We should have known. The man who was once the youngest player of his generation and stayed around long enough to become the oldest was never likely to go that easily. It is likely to be a brief visit, but on Wednesday at Stone, Barnett will open the batting for Staffordshire against Surrey in the Cheltenham and Gloucester Trophy.

This will help to give the scorecards in the following morning's papers a familiar look once more. There, at the top of the order, as he has been these past 25 summers or so, will be K J Barnett.

"It'll be fun, I'm looking forward to it and playing Surrey will add to the occasion," he said. "They're a big club, and it's a great draw for us to have." Barnett's career has come full circle. He is back home where it all began. He started his cricket in the North Derbyshire and South Cheshire League with Leek. At 15, he had a solitary game for Staffordshire. The big time soon came knocking.

He was playing for Derbyshire at 18, was captain at 22, played briefly for England, went on a rebel tour to South Africa, and just kept batting. He changed his style so that he took his stance a foot outside leg stump and later he moved to Gloucestershire.

Then, suddenly, it was over. Last July, there was unrest at Gloucestershire. Some of the players were not happy with the way that the coach, John Bracewell, was running things. Barnett was among them.

He had previous in this. His lifelong affair with Derbyshire had ended in initial rancour, but that was a case of lovers growing apart, realising they had different objectives.

Gloucestershire sided once and for all with Bracewell. After mid-July, Barnett – his calf injury easing the issue – never played again. He had been, as it happened, in wonderful form. In what turned out to be his final Championship match he carried his bat for the fourth time in his career (182 no) and in his last county innings, a C & G quarter-final, he made 106.

"I'm glad I went out like that and was not on the downward slope," he said. "That's always got to be a concern for someone playing so long, that your level of performance fades." He scored three first-class hundreds in 2002 as well as his valedictory C & G effort. His average was above 50. It was a sparkling advertisement for the merits of ageing sportsmen and for looking after yourself when young.

"I have said that I could have gone on for two or three or more seasons and would liked to have done," he said. "I was enjoying it, I was playing well and I was fit." But in March, the news he must by then have anticipated arrived. Gloucestershire were releasing him from the final year of his contract. At 42, it was too late in every sense to get another county.

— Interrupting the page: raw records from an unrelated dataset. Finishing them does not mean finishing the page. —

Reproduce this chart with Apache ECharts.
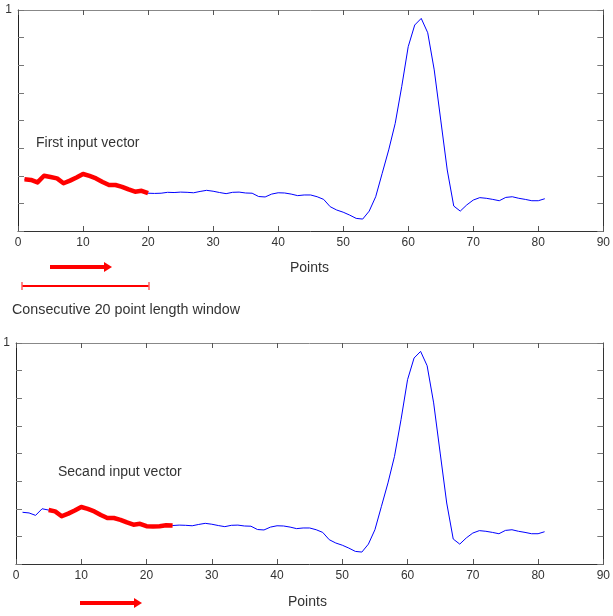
<!DOCTYPE html>
<html>
<head>
<meta charset="utf-8">
<script src="https://cdn.jsdelivr.net/npm/echarts@6/dist/echarts.min.js"></script>
<style>
html,body{margin:0;padding:0;background:#fff;}
#chart{width:613px;height:616px;}
</style>
</head>
<body>
<div id="chart"></div>
<script>
// Signal samples (sample number = index + 1)
const signal = [
  0.234, 0.231, 0.220, 0.250, 0.244, 0.238, 0.216, 0.228, 0.242, 0.258,
  0.249, 0.238, 0.222, 0.208, 0.208, 0.200, 0.188, 0.178, 0.182, 0.171,
  0.170, 0.171, 0.175, 0.174, 0.176, 0.175, 0.173, 0.179, 0.184, 0.180,
  0.174, 0.169, 0.175, 0.176, 0.172, 0.171, 0.156, 0.154, 0.167, 0.173,
  0.172, 0.167, 0.160, 0.163, 0.163, 0.155, 0.143, 0.110, 0.095, 0.085,
  0.072, 0.057, 0.054, 0.090, 0.155, 0.261, 0.367, 0.487, 0.653, 0.834,
  0.932, 0.962, 0.897, 0.729, 0.502, 0.276, 0.113, 0.090, 0.118, 0.140,
  0.151, 0.148, 0.143, 0.137, 0.152, 0.155, 0.148, 0.143, 0.137, 0.137,
  0.146
];
// Input windows (first and last sample number, inclusive)
const window1 = [1, 20];
const window2 = [5, 24];
const xTicks = [0, 10, 20, 30, 40, 50, 60, 70, 80, 90];
const xLabel = 'Points';
const texts = {
  first: 'First input vector',
  second: 'Secand input vector',
  windowNote: 'Consecutive 20 point length window'
};

const pts = signal.map((v, i) => [i + 1, v]);
const sub = (w) => pts.filter(p => p[0] >= w[0] && p[0] <= w[1]);

const FONT = "'Liberation Sans', Arial, sans-serif";
const chart = echarts.init(document.getElementById('chart'), null, {renderer: 'canvas'});

function xAxes(gi) {
  return [
    {
      gridIndex: gi, type: 'value', min: xTicks[0], max: xTicks[xTicks.length - 1], interval: 10,
      position: 'bottom',
      axisLine: {show: true, lineStyle: {color: '#333', width: 1}},
      axisTick: {show: true, inside: true, length: 5, lineStyle: {color: '#555'}},
      axisLabel: {show: true, margin: 6, fontSize: 12, color: '#333', fontFamily: FONT},
      splitLine: {show: false}
    },
    {
      gridIndex: gi, type: 'value', min: xTicks[0], max: xTicks[xTicks.length - 1], interval: 10,
      position: 'top',
      axisLine: {show: true, onZero: false, lineStyle: {color: '#888', width: 1}},
      axisTick: {show: true, inside: true, length: 5, lineStyle: {color: '#555'}},
      axisLabel: {show: false},
      splitLine: {show: false}
    }
  ];
}
function yAxes(gi) {
  return [
    {
      gridIndex: gi, type: 'value', min: 0, max: 1, interval: 0.125,
      position: 'left',
      axisLine: {show: true, onZero: false, lineStyle: {color: '#222', width: 1}},
      axisTick: {show: true, inside: true, length: 6, lineStyle: {color: '#777'}},
      axisLabel: {show: true, margin: 6, fontSize: 12, color: '#333', fontFamily: FONT,
        formatter: v => (v === 1 ? '1' : '')},
      splitLine: {show: false}
    },
    {
      gridIndex: gi, type: 'value', min: 0, max: 1, interval: 0.125,
      position: 'right',
      axisLine: {show: true, onZero: false, lineStyle: {color: '#333', width: 1}},
      axisTick: {show: true, inside: true, length: 6, lineStyle: {color: '#777'}},
      axisLabel: {show: false},
      splitLine: {show: false}
    }
  ];
}

function lineSeries(data, gi, color, width, z) {
  return {
    type: 'line', data: data,
    xAxisIndex: gi * 2, yAxisIndex: gi * 2,
    showSymbol: false, symbol: 'none', smooth: false,
    lineStyle: {color: color, width: width, cap: 'butt', join: 'round'},
    z: z, silent: true, animation: false
  };
}

const textStyle = (extra) => Object.assign({fontSize: 14, fontFamily: FONT, fill: '#333'}, extra);

const option = {
  animation: false,
  backgroundColor: '#fff',
  grid: [
    {left: 18, top: 10, width: 589, height: 221, containLabel: false},
    {left: 16, top: 343, width: 590, height: 221, containLabel: false}
  ],
  xAxis: [...xAxes(0), ...xAxes(1)],
  yAxis: [...yAxes(0), ...yAxes(1)],
  series: [
    lineSeries(pts, 0, '#0000ff', 1, 2),
    lineSeries(sub(window1), 0, '#ff0000', 4.5, 3),
    lineSeries(pts, 1, '#0000ff', 1, 2),
    lineSeries(sub(window2), 1, '#ff0000', 4.5, 3)
  ],
  graphic: [
    {type: 'text', left: 36, top: 136, style: textStyle({text: texts.first})},
    {type: 'text', left: 58, top: 465, style: textStyle({text: texts.second})},
    {type: 'text', left: 290, top: 261, style: textStyle({text: xLabel})},
    {type: 'text', left: 288, top: 595, style: textStyle({text: xLabel})},
    {type: 'text', left: 12, top: 303, style: textStyle({text: texts.windowNote, fontSize: 14.3})},
    // arrow under first panel
    {type: 'line', shape: {x1: 50, y1: 267, x2: 106, y2: 267}, style: {stroke: '#ff0000', lineWidth: 4}},
    {type: 'polygon', shape: {points: [[104, 262], [112, 267], [104, 272]]}, style: {fill: '#ff0000'}},
    // window span line
    {type: 'line', shape: {x1: 22, y1: 286, x2: 149, y2: 286}, style: {stroke: '#ff0000', lineWidth: 2}},
    {type: 'line', shape: {x1: 22, y1: 282, x2: 22, y2: 290}, style: {stroke: '#ff6060', lineWidth: 1.5}},
    {type: 'line', shape: {x1: 149, y1: 282, x2: 149, y2: 290}, style: {stroke: '#ff6060', lineWidth: 1.5}},
    // arrow under second panel
    {type: 'line', shape: {x1: 80, y1: 603, x2: 136, y2: 603}, style: {stroke: '#ff0000', lineWidth: 4}},
    {type: 'polygon', shape: {points: [[134, 598], [142, 603], [134, 608]]}, style: {fill: '#ff0000'}}
  ]
};
chart.setOption(option);
</script>
</body>
</html>
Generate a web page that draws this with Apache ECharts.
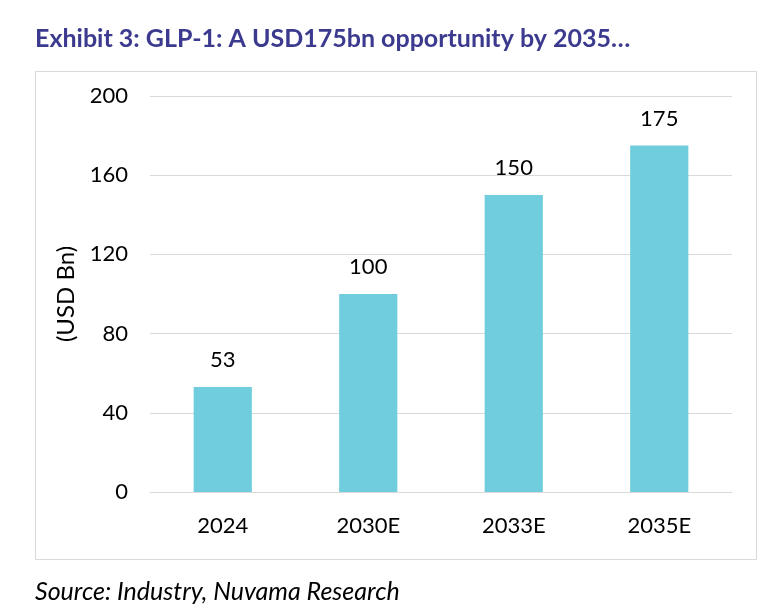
<!DOCTYPE html>
<html><head><meta charset="utf-8">
<script src="https://cdn.jsdelivr.net/npm/echarts@6/dist/echarts.min.js"></script>
<style>html,body{margin:0;padding:0;background:#fff;}#c{width:768px;height:613px;}</style>
</head><body><div id="c"></div>
<script>
const categories = ['2024', '2030E', '2033E', '2035E'];
const values = [53, 100, 150, 175];
const yTicks = [0, 40, 80, 120, 160, 200];

const chart = echarts.init(document.getElementById('c'), null, {renderer: 'canvas'});
chart.setOption({
  animation: false,
  backgroundColor: '#fff',
  graphic: [
    {type: 'text', left: 35, top: 26, style: {text: 'Exhibit 3: GLP-1: A USD175bn opportunity by 2035…', font: 'bold 25px Lato', fill: '#3b3a8f'}},
    {type: 'rect', shape: {x: 35.5, y: 71.5, width: 721, height: 488}, style: {fill: 'none', stroke: '#d9d9d9', lineWidth: 1}, z: -1},
    {type: 'text', left: 35, top: 579, style: {text: 'Source: Industry, Nuvama Research', font: 'italic 25px Lato', fill: '#000'}}
  ],
  grid: {left: 150, right: 36, top: 96, bottom: 121},
  xAxis: {
    type: 'category', data: categories,
    axisLine: {lineStyle: {color: '#d9d9d9'}}, axisTick: {show: false},
    axisLabel: {color: '#000', fontSize: 22, fontFamily: 'Lato', margin: 23}
  },
  yAxis: {
    type: 'value', min: 0, max: 200, interval: 40,
    name: '(USD Bn)', nameLocation: 'middle', nameGap: 72, nameRotate: 90,
    nameTextStyle: {color: '#000', fontSize: 24, fontFamily: 'Lato'},
    axisLine: {show: false}, axisTick: {show: false},
    splitLine: {lineStyle: {color: '#d9d9d9'}},
    axisLabel: {color: '#000', fontSize: 22, fontFamily: 'Lato', margin: 22,
      formatter: v => yTicks.includes(v) ? String(v) : ''}
  },
  series: [{
    type: 'bar', data: values, barWidth: '40%',
    itemStyle: {color: '#70cddd'},
    label: {show: true, position: 'top', distance: 16, color: '#000', fontSize: 22, fontFamily: 'Lato'}
  }]
});
</script></body></html>
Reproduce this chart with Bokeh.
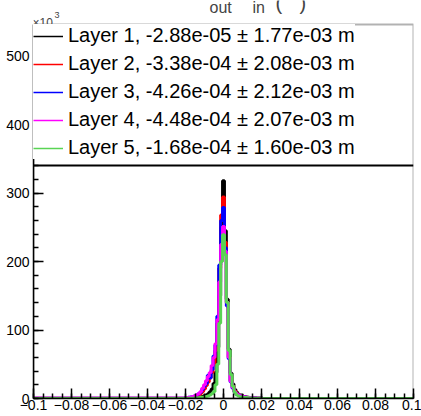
from bokeh.plotting import figure
from bokeh.models import (Range1d, SingleIntervalTicker, Legend, LegendItem, Span, Label,
                          CustomJSTickFormatter, BoxAnnotation)
from bokeh.embed import file_html
from bokeh.resources import INLINE

# ---- data (counts in units of 10^3) ----
bin_width = 0.001
offsets = list(range(-20, 21))          # central bins, centred at k*bin_width
x_min, x_max = -0.1, 0.1

layer1 = [0.3, 0.4, 0.5, 0.6, 0.8, 1.0, 1.3, 1.7, 2.2, 3.0,
          4.0, 5.0, 7.0, 10, 14, 22, 38, 75, 150, 250,
          318,
          245, 145, 72, 37, 21, 13, 9, 6, 5, 4,
          3.0, 2.2, 1.7, 1.3, 1.0, 0.8, 0.6, 0.5, 0.4, 0.3]
layer2 = [0.7, 0.9, 1.2, 1.6, 2.1, 2.8, 3.8, 5.0, 7.0, 10,
          14, 19, 24, 30, 38, 50, 70, 110, 190, 268,
          294,
          228, 140, 60, 26, 18, 11, 7.5, 5.5, 4.0, 3.2,
          2.5, 2.0, 1.6, 1.3, 1.0, 0.8, 0.6, 0.5, 0.4, 0.3]
layer3 = [1.0, 1.3, 1.7, 2.2, 3.0, 4.0, 5.0, 7.0, 9.0, 13,
          18, 22, 34, 30, 42, 62, 78, 120, 195, 260,
          279,
          220, 135, 58, 24, 15, 9.5, 6.5, 5.0, 4.0, 3.0,
          2.4, 1.9, 1.5, 1.2, 1.0, 0.8, 0.6, 0.5, 0.4, 0.3]
layer4 = [1.0, 1.3, 1.7, 2.2, 3.0, 4.0, 5.5, 7.0, 10, 15,
          20, 26, 32, 38, 48, 60, 80, 115, 170, 225,
          251,
          215, 140, 60, 25, 16, 10, 7.0, 5.0, 4.0, 3.0,
          2.4, 1.9, 1.5, 1.2, 1.0, 0.8, 0.6, 0.5, 0.4, 0.3]
layer5 = [0.2, 0.25, 0.3, 0.4, 0.5, 0.7, 0.9, 1.2, 1.5, 1.8,
          2.0, 2.8, 3.8, 5.0, 7.0, 10, 20, 50, 110, 200,
          239,
          210, 140, 70, 35, 18, 9, 5.0, 3.5, 2.5, 2.0,
          1.6, 1.3, 1.0, 0.8, 0.6, 0.5, 0.4, 0.3, 0.25, 0.2]
tails = [(0.15, 0.1), (0.2, 0.15), (0.25, 0.15), (0.25, 0.15), (0.1, 0.1)]

labels = ["Layer 1, -2.88e-05 \u00b1 1.77e-03 m",
          "Layer 2, -3.38e-04 \u00b1 2.08e-03 m",
          "Layer 3, -4.26e-04 \u00b1 2.12e-03 m",
          "Layer 4, -4.48e-04 \u00b1 2.07e-03 m",
          "Layer 5, -1.68e-04 \u00b1 1.60e-03 m"]
colors = ["#000000", "#ff0000", "#0000ff", "#ff00ff", "#59d454"]
series = [layer1, layer2, layer3, layer4, layer5]

y_max = 546
x_ticks_interval = 0.02
y_ticks_interval = 100

# ---- geometry ----
W, H = 421, 416
FL, FR, FT, FB = 33, 413, 24, 398      # axes box in pixels
y_canvas_top = y_max * FB / (FB - FT)  # data value at the very top of the canvas


def px2x(px):
    return x_min + (px - FL) / (FR - FL) * (x_max - x_min)


def py2y(py):
    return (FB - py) / (FB - FT) * y_max


FONT = "Liberation Sans"

p = figure(width=W, height=H, output_backend="svg", toolbar_location=None,
           x_range=Range1d(x_min, x_max), y_range=Range1d(0, y_canvas_top),
           min_border_left=FL, min_border_right=W - FR,
           min_border_top=0, min_border_bottom=H - FB)
p.xgrid.visible = False
p.ygrid.visible = False
p.background_fill_color = "white"
p.border_fill_color = "white"
p.outline_line_color = None

renderers = []
for vals, (tl, tr), col in zip(series, tails, colors):
    edges = [x_min] + [(k - 0.5) * bin_width for k in offsets] + [offsets[-1] * bin_width + 0.5 * bin_width, x_max]
    ys = [tl] + list(vals) + [tr]
    ys = ys + [ys[-1]]
    p.step(x=edges, y=ys, mode="after", line_color=col, line_width=3)
    # thin proxy (single point, draws nothing) for the legend sample
    renderers.append(p.line(x=edges[:1], y=ys[:1], line_color=col, line_width=1.5))

for ax in (p.xaxis[0], p.yaxis[0]):
    ax.major_tick_in = 10
    ax.major_tick_out = 0
    ax.minor_tick_in = 5
    ax.minor_tick_out = 0
    ax.axis_line_width = 1.5
    ax.major_tick_line_width = 1.5
    ax.minor_tick_line_width = 1.5
    ax.major_label_text_font = FONT
    ax.major_label_text_font_size = "14px"
    ax.major_label_text_color = "black"

p.yaxis[0].bounds = (0, y_max)
p.xaxis[0].ticker = SingleIntervalTicker(interval=x_ticks_interval, num_minor_ticks=4)
p.yaxis[0].ticker = SingleIntervalTicker(interval=y_ticks_interval, num_minor_ticks=5)
p.xaxis[0].major_label_standoff = 1
p.yaxis[0].major_label_standoff = 4
p.xaxis[0].formatter = CustomJSTickFormatter(code="""
if (Math.abs(tick) < 1e-9) return "0";
const s = String(parseFloat(tick.toFixed(4)));
return s.replace("-", "\u2212");
""")

items = [LegendItem(label=lab, renderers=[r]) for lab, r in zip(labels, renderers)]
legend = Legend(items=items, location=(0, FB - 159), margin=0, padding=2, spacing=5,
                glyph_width=30, glyph_height=20, label_standoff=5,
                label_text_font=FONT, label_text_font_size="20px",
                label_text_color="black", border_line_color=None,
                background_fill_color="white", background_fill_alpha=1.0)
p.add_layout(legend)

p.add_layout(Span(location=py2y(165), dimension="width", line_color="black", line_width=2))
p.add_layout(BoxAnnotation(left=x_min, right=x_max, bottom=0, top=y_max,
                           fill_color=None, fill_alpha=0, line_color="black", line_width=2))


# multiplier and title fragments
def add_label(px, py, text, size):
    p.add_layout(Label(x=px2x(px), y=py2y(py), text=text, text_font=FONT,
                       text_font_size=size, text_baseline="alphabetic"))


add_label(32, 22, "\u00d710", "12px")
add_label(54, 14, "3", "9px")
add_label(209, 7, "out", "16px")
add_label(252, 7, "in", "16px")
add_label(275, 2, "(", "20px")
add_label(299, 2, ")", "20px")

open("out.html", "w").write(file_html(p, INLINE))
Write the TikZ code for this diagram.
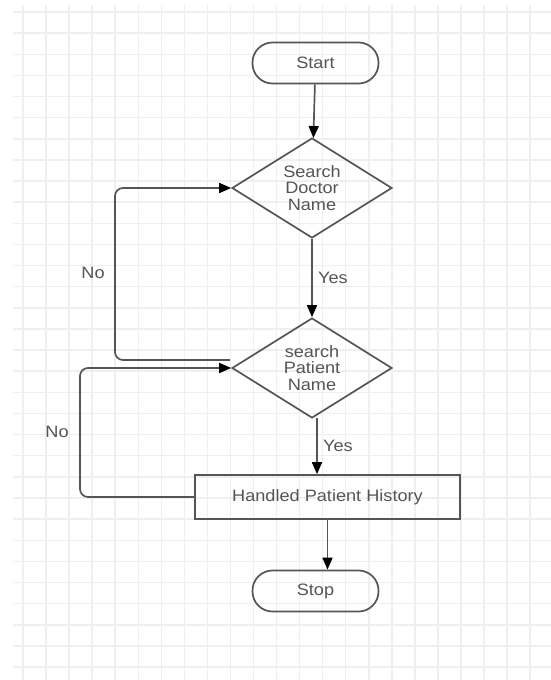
\documentclass[tikz,border=0pt]{standalone}
\usepackage{fontspec}
\setmainfont{Liberation Sans}[FakeStretch=1.1]
\usetikzlibrary{shapes.geometric,arrows.meta}
\definecolor{ink}{HTML}{555555}
\definecolor{gridline}{HTML}{EFEFEF}
\tikzset{
  term/.style={draw=ink,line width=1.7pt,rounded corners=20pt,minimum width=126pt,minimum height=41pt},
  decide/.style={diamond,draw=ink,line width=1.7pt,aspect=1.6,inner sep=0pt,minimum width=160pt,minimum height=100pt,align=center},
  proc/.style={draw=ink,line width=1.7pt,minimum width=265pt,minimum height=44pt},
  lbl/.style={text=ink},
  flow/.style={draw=ink,line width=1.7pt,rounded corners=8pt,-{Triangle[length=12pt,width=10pt,color=black]}}
}
\begin{document}
\begin{tikzpicture}[x=1pt,y=-1pt,font=\fontsize{16.5}{16.5}\selectfont,text=ink]
      \useasboundingbox (0,0) rectangle (551,680);
      % background grid
      \foreach \k in {0,...,22}
        \draw[gridline,line width=1.5pt] ({23+23.05*\k},5) -- ({23+23.05*\k},680);
      \foreach \k in {0,...,31}
        \draw[gridline,line width=1.5pt] (13,{12+21.13*\k}) -- (551,{12+21.13*\k});
      \node[term] (start) at (315.5,63) {Start};
      \node[decide] (doc) at (312,188) {Search\\Doctor\\Name};
      \node[decide] (pat) at (312,368) {search\\Patient\\Name};
      \node[proc] (hist) at (327.5,497) {Handled Patient History};
      \node[term] (stop) at (315.5,591) {Stop};
      \node[lbl] (no1) at (93,273) {No};
      \node[lbl] (no2) at (57,432) {No};
      \coordinate (back1) at (230,360);
      \coordinate (yesout) at (317,418);
      \begin{scope}[flow]
        \draw (start) to (doc);
        \draw (doc) to node[lbl,right,xshift=2pt] (yes1) {Yes} (pat);
        \draw (yesout) to node[lbl,right,xshift=2pt] (yes2) {Yes} (yesout |- hist.north);
        \draw (hist.south) to (hist.south |- stop.north);
        \draw (back1) -- (115,360) |- (doc.west);
        \draw (hist.west) -- (80,497) |- (pat.west);
      \end{scope}
    \end{tikzpicture}
\end{document}
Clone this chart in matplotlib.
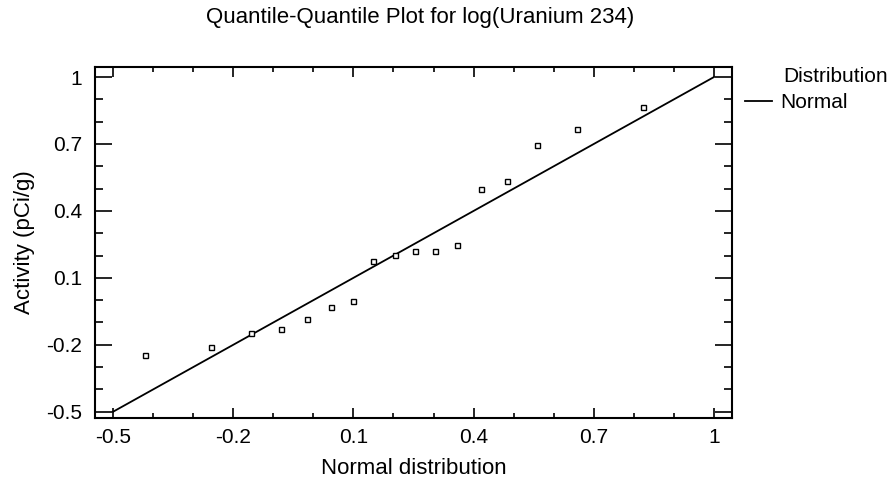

A confidentiality agreement with Gloucestershire precludes his speaking about their parting but he seems content. "I have no bitterness, have no regrets. I was very lucky to have played so long – 25 years as a professional sportsman is a long time. It's good to be at home again, seeing more of the kids. And I've got plenty of jobs to do, that might not have got done before. The wife might tell you a different story."

Barnett has signed as a professional with Checkley in his old league. Their first opposition were Leek. He received a wonderful reception. "They were genuinely pleased to see me. It was touching." His first two league innings yielded 12 and 16, though he took 5 for 22 with the ball. He is opening in both disciplines. He will play for Staffordshire all summer (the Minor Counties championship begins at the end of this month) and coach their Under-21 squad, which he will also captain. That should take him back some more.

Barnett scored 28,593 first-class runs, 68th on the all-time list, 3,347 in the Benson & Hedges Cup, second only behind Graham Gooch and 9,002 in the Sunday League, out on his own at the top. He also likes gleefully to point out that he has a one-day international average of 84, although it came from only one innings and the 2003 Wisden reminds us that he was the last right-handed batsman to score a half-century on his England debut.

His finest moments were probably leading Derbyshire to the 1993 NatWest Trophy against the one-day kings, Lancashire, and the 136 from 110 balls he made on the rebel tour with a young Allan Donald steaming in at a full Wanderers lusting for English blood. Of course, he might add Stone, May 2003, to that list.